Band Pass Filters (BPFs) are used to pass (transmit) a range of wavelengths and to block (reflect) other wavelength on either side of the bandpass. The region of high transmittance is known as the passband and the region of high reflectance is known as the reject or reflect band. The pass-band and reflect-bands are separated by the roll-off region. The complexity of these filters depends primarily on the steepness of the roll-off region, the width of the pass-band and also on the ripple and insertion loss specifications in the pass-band. In the case of a relatively high angle of incidence, polarization dependent loss may also be a consideration.
Center Wavelength [nm]
This is the average or mean wavelength based on two points on the curve at the same transmittance level. A typical level is at Full Width Half Maximum (FWHM) or -3dB. At this level any ripple or other pass-band defect will not effect the center wavelength calculation.
Pass-band (PB) [nm]
This is a region of high transmittance. It is usually specified by a pass-band width, peak IL and ripple. The pass-band width is specified in nm at a certain transmittance level relative to the peak transmittance.

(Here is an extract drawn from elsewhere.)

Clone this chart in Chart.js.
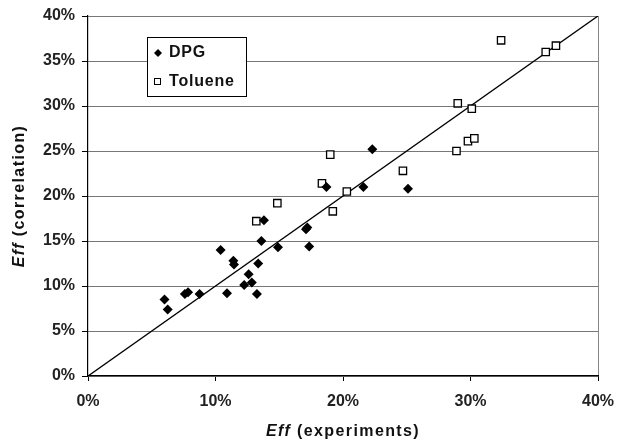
<!DOCTYPE html>
<html>
<head>
<meta charset="utf-8">
<script src="https://cdn.jsdelivr.net/npm/chart.js@4"></script>
<style>
  html, body { margin: 0; padding: 0; background: #fff; }
</style>
</head>
<body>
<canvas id="chart" width="620" height="443"></canvas>
<script>
// Eff values in percent
const dpgExp  = [6.0, 6.25, 7.6, 7.85, 8.75, 10.4, 10.9, 11.4, 11.45, 12.25, 12.6, 12.85, 13.25, 13.35, 13.6, 13.8, 14.9, 17.1, 17.2, 17.35, 18.7, 21.6, 22.3, 25.1];
const dpgCorr = [8.5, 7.4, 9.1, 9.3, 9.1, 14.0, 9.2, 12.8, 12.4, 10.1, 11.3, 10.4, 9.1, 12.5, 15.0, 17.3, 14.3, 16.3, 16.5, 14.4, 21.0, 21.0, 25.2, 20.8];

const tolExp  = [13.2, 14.85, 18.35, 19.0, 19.2, 20.3, 24.7, 28.9, 29.0, 29.8, 30.1, 30.3, 32.4, 35.9, 36.7];
const tolCorr = [17.2, 19.2, 21.4, 24.6, 18.3, 20.5, 22.8, 25.0, 30.3, 26.1, 29.7, 26.4, 37.3, 36.0, 36.7];

const parityLine = [0, 40];

const FONT = '"Liberation Sans", Arial, sans-serif';

function pts(xs, ys) {
    return xs.map((x, i) => ({ x: x, y: ys[i] }))
}

const legendBox = {
    id: 'legendBox',
    afterDraw(chart) {
        const ctx = chart.ctx;
        const a = chart.chartArea;
        const bx = a.left + 59, by = a.top + 21, bw = 99, bh = 59;
        ctx.save();
        ctx.fillStyle = '#fff';
        ctx.fillRect(bx, by, bw, bh);
        ctx.strokeStyle = '#000';
        ctx.lineWidth = 1;
        ctx.strokeRect(bx + 0.5, by + 0.5, bw, bh);

        // diamond
        ctx.fillStyle = '#000';
        ctx.beginPath();
        const dx = bx + 11, dy = by + 16;
        ctx.moveTo(dx, dy - 4); ctx.lineTo(dx + 4, dy); ctx.lineTo(dx, dy + 4); ctx.lineTo(dx - 4, dy);
        ctx.closePath();
        ctx.fill();

        // square
        ctx.lineWidth = 1;
        ctx.strokeRect(bx + 7.5, by + 41.5, 6, 6);

        ctx.font = 'bold 16px ' + FONT;
        ctx.letterSpacing = '0.8px';
        ctx.fillStyle = '#111';
        ctx.textBaseline = 'middle';
        ctx.fillText('DPG', bx + 22, by + 16);
        ctx.fillText('Toluene', bx + 22, by + 45);
        ctx.restore();
    }
}

function drawMixed(ctx, parts, cx, cy) {
    let total = 0;
    parts.forEach(p => { ctx.font = p.font; total += ctx.measureText(p.text).width; });
    let x = cx - total / 2;
    parts.forEach(p => {
        ctx.font = p.font;
        ctx.fillText(p.text, x, cy);
        x += ctx.measureText(p.text).width;
    });
}

const axisTitles = {
    id: 'axisTitles',
    afterDraw(chart) {
        const ctx = chart.ctx;
        const a = chart.chartArea;
        ctx.save();
        ctx.fillStyle = '#111';
        ctx.textBaseline = 'middle';
        ctx.textAlign = 'left';
        ctx.letterSpacing = '1.4px';
        drawMixed(ctx, [
            { text: 'Eff', font: 'italic bold 16px ' + FONT },
            { text: ' (experiments)', font: 'bold 16px ' + FONT }
        ], (a.left + a.right) / 2, 432);

        ctx.translate(20, (a.top + a.bottom) / 2);
        ctx.rotate(-Math.PI / 2);
        drawMixed(ctx, [
            { text: 'Eff', font: 'italic bold 16px ' + FONT },
            { text: ' (correlation)', font: 'bold 16px ' + FONT }
        ], 0, 0);
        ctx.restore();
    }
}

const tickFont = { family: FONT, size: 16, weight: 'bold' };

new Chart(document.getElementById('chart'), {
    type: 'scatter',
    data: {
        datasets: [
            {
                label: 'DPG',
                data: pts(dpgExp, dpgCorr),
                pointStyle: 'rectRot',
                pointRadius: 5,
                backgroundColor: '#000',
                borderColor: '#000',
                borderWidth: 0,
                order: 1
            },
            {
                label: 'Toluene',
                data: pts(tolExp, tolCorr),
                pointStyle: 'rect',
                pointRadius: 5.2,
                backgroundColor: '#fff',
                borderColor: '#000',
                borderWidth: 1.3,
                order: 2
            },
            {
                type: 'line',
                label: 'y = x',
                data: pts(parityLine, parityLine),
                borderColor: '#000',
                borderWidth: 1.4,
                pointRadius: 0,
                order: 3
            }
        ]
    },
    options: {
        responsive: false,
        animation: false,
        devicePixelRatio: 1,
        layout: { padding: { left: 0, right: 22, top: 16, bottom: 0 } },
        plugins: {
            legend: { display: false },
            tooltip: { enabled: false }
        },
        scales: {
            x: {
                type: 'linear',
                min: 0, max: 40,
                afterFit: s => { s.height = 67; s.paddingLeft = 0; s.paddingRight = 0 },
                ticks: {
                    stepSize: 10,
                    font: tickFont,
                    color: '#222',
                    padding: 11,
                    callback: v => v + '%'
                },
                grid: {
                    color: c => c.tick && c.tick.value === 40 ? '#888' : 'transparent',
                    tickColor: '#000',
                    tickLength: 5,
                    lineWidth: 1
                },
                border: { color: '#000', width: 1.2 }
            },
            y: {
                min: 0, max: 40,
                afterFit: s => { s.width = 88; s.paddingTop = 0; s.paddingBottom = 0 },
                ticks: {
                    stepSize: 5,
                    font: tickFont,
                    color: '#222',
                    padding: 7,
                    callback: v => v + '%'
                },
                grid: {
                    color: '#777',
                    tickColor: '#000',
                    tickLength: 6,
                    lineWidth: 1
                },
                border: { color: '#000', width: 1.2 }
            }
        }
    },
    plugins: [legendBox, axisTitles]
});
</script>
</body>
</html>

e.g. PB @ -0.3 dB: 1530nm-1570 nm
The pass-band can also be specified by defining a cent er wavelength (CWL) and pass-band width.
e.g. CWL @ -0.3 dB: 1550+/-0.5 nm
PB @ -0.3dB > 40 nm
Reflect-band (RB) [nm]
This is a region of high reflectance. It is specified by a reflect-band width in nm at a certain transmittance level relative to the peak transmittance, e.g.,
RB @ -30dB:1450-1525 nm and 1575-1630 nm
The reflect-band can also be specified by defining a center wavelength (CWL), reflect-band width and operating wavelength range, e.g.,
RB @ -30 dB < 50 nm
Operating Range 1450-1630 nm
This is the region between a pass-band and a reflect band. This regions is called a dead-band or roll-off region and it does not typically contain any transmittance specifications. The roll-off slope is usually inherent in the pass-band and the reflect-band specifications.
Polarization Dependent Loss (PDL) [dB]
Polarization Dependent Loss (PDL) can be defined as the maximum change observed in transmittance or reflectance at a given wavelength as the light is cycled through all possible polarization states. The PDL can be calculated based on the difference between the s- and p-polarization states of light, i.e.,
Transmittance PDL(l) [dB] = Ts(l) [dB] – Tp(l) [dB]
Peak insertion loss is the value of maximum transmission in the passband.
Peak IL = T(lPeak) [dB]
e.g. Peak IL < 0.1 dB within passband
Usually the passband ripple is specified as the difference between the maximum and minimum transmittance in the passband width (see above figure). Note that this passband ripple is different from that of a substrate etalon ripple.
Reflectance Isolation [dB]
This is difference between the maximum reflectance in the pass-band and the minimum reflectance in the reflect-band. The minimum reflectance in the reflect-band is very often close to 0 dB so that the reflection isolation is typically dominated by the maximum reflectance in the passband. For filters with no absorption, the transmittance and reflectance must add up to unity. Hence, there is often a relationship between the specified reflection isolation in the passband and the sum of the peak IL and ripple in the passband, i.e.,
If the reflection isolation is specified to be -15 dB (corresponding to a reflectance of 3.2 %), then as T+R =1, the minimum transmittance in the passband is given by T=100-3.2=96.8 % which is equivalent to a 0.14 dB transmittance loss. Hence, to achieve a reflectance isolation of -15 dB, the transmittance loss must be less than 0.14 dB. Note that if a minimum allowed transmittance loss of 0.2 dB is specified along with a reflectance isolation of -15 dB, then the overriding transmittance loss to achieve the necessary reflectance isolation is 0.14 dB.